A Tale of Two Alberts

One of the most common challenges a researcher faces when trying to build a tree is how to decide which of several people with the same name is the person who is supposed to be in your tree.

I recently came across a DNA match among my late wife’s Steadman matches where the connection could be any of three brothers. That is going to be a tough to figure out, and fortunately this note is not about that as I have not solved it yet.

This note is about trying to sort out the story between two Albert Stedmans who were born about a year apart. Let me start from the beginning as when I got started, I did not know there were two!

One of the benefits of joining the Guild of One Name Studies is that a group of volunteers pour over newspaper obits – mostly they are in the UK, but some come from Australia/New Zealand and the US – and send out images of clippings for registered surnames. One of the habits I have is, when they arrive, I stop everything else and quickly try to add the deceased to my tree into one of the existing families that I have documented. So far, my success rate has been fairly high, and the mini-project is done in short order.

About a month ago, I received the death notice for “Ron Stedman” who died 26th January 2021, age 77 that was published in the Essex County Standard.

I quickly determined that he was Ronald Maurice Anthony Stedman born in 1943 in Essex. In a matter of a few more minutes, I had name of his wife and children and sibling and his family, And then I had his grandfather Albert and his wife and children. But that is where the fun began.

I learned from the 1939 UK Register that Albert was born on 25 May 1883. And then from his GRO Birth Registration that his birth was registered in Godstone RD in Surrey, and his mother’s maiden name was Saveal. As I had a Stedman family in Oxted (Godstone RD), I went to the 1891 census for that family. And found what I would have assumed to be Albert in Oxted, Surrey, the family of Albert Stedman, age 56, born in Hawkhurst, Kent, with 21 year old wife Sarah. However, Albert was age 7, born in Scotland!

I went looking for a marriage for a Stedman married to an Saveal and found an 1882 marriage registered in Billericay, Essex RD between an Albert Stedman and a Maria Savill.

OK, I thought. Albert married Maria and had Albert, Maria died young, and Albert married again. And I did find an 1890 marriage for Albert with a Sarah Firmager. Two problems, I could not find a death record that might fit for Maria and what about this birth in Scotland?

I broke down and went off to ScotlandsPeople to see if there really was an Albert Stedman born around 1883/4 in Scotland. To my great surprise, Yes, Albert and wife Elizabeth Scoular did have a son Albert born in Strathaven, Lanarkshire on 21 February 1884, and they also had been married there the previous year.

Now I had another problem.
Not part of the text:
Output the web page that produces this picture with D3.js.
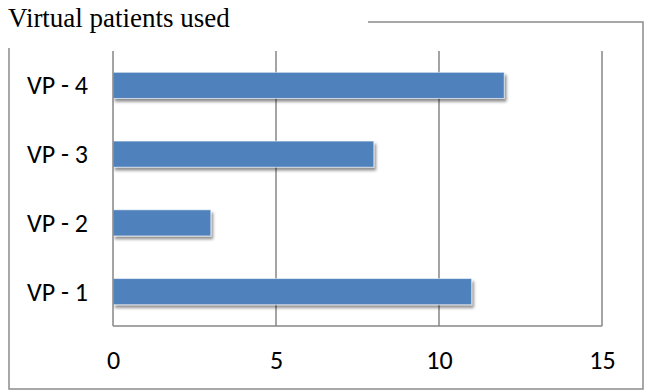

This birth record shows Albert born 21 Feb 1884, and the 1939 Register had Albert born 25 May 1883. Could I be looking at two Alberts born a year apart both with a father named Albert? Yes, that was exactly what I had!

Doing more extensive searching on census, I discovered that after Albert of Hawkhurst and Oxted’s first wife died, he seems to have removed to Scotland where he remarried and had son Albert. Then they returned to Oxted where Elizabeth died in 1889, Albert married Sarah in 1890, and he died in 1923 at age 89. His son Albert disappeared from the 1900 and 1911 census it seems because he joined the Royal Navy at age 16 and perished on the Queen Mary during the Battle of Jutland in 1916.

Ron’s Albert happened to be born in Godstone RD (Caterham) in 1883 because his father Albert (1859-1914) was working there as a Railway Signalman. After he married Maria, they seem to have removed to Maidstone where he died, still working for the Railway. After his death, she seems to have been living near her son near Romford. We will learn more next year when the 1921 census becomes available.

Part of the work to resolve this puzzle was to basically build a basic tree for all of the Albert Stedmans (all spellings) and eliminating Alberts that could not be part of the story. In fact, there are actually fewer than 100 Albert Stedman/etc in a history that begins only in the early 1800s.

I found an Albert who went to America and others that must have gone elsewhere. I still have some clean up to do before I can put Albert Stedman/etc. to bed. But now I can at least publish a new tree without a known mistake.